Recent advancements in deep neural networks for graph-structured data have led to state-of-the-art performance on recommender system benchmarks. However, making these methods practical and scalable to web-scale recommendation tasks with billions of items and hundreds of millions of users remains a challenge. Here we describe a large-scale deep recommendation engine that we developed and deployed at Pinterest. We develop a data-efficient Graph Convolutional Network (GCN) algorithm PinSage, which combines efficient random walks and graph convolutions to generate embeddings of nodes (i.e., items) that incorporate both graph structure as well as node feature information. Compared to prior GCN approaches, we develop a novel method based on highly efficient random walks to structure the convolutions and design a novel training strategy that relies on harder-and-harder training examples to improve robustness and convergence of the model. We also develop an efficient MapReduce model inference algorithm to generate embeddings using a trained model.
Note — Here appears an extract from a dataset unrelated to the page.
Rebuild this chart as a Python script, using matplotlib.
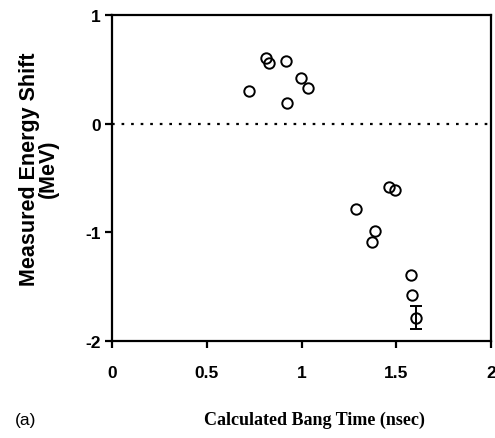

We deploy PinSage at Pinterest and train it on 7.5 billion examples on a graph with 3 billion nodes representing pins and boards, and 18 billion edges. According to offline metrics, user studies and A/B tests, PinSage generates higher-quality recommendations than comparable deep learning and graph-based alternatives. To our knowledge, this is the largest application of deep graph embeddings to date and paves the way for a new generation of web-scale recommender systems based on graph convolutional architectures.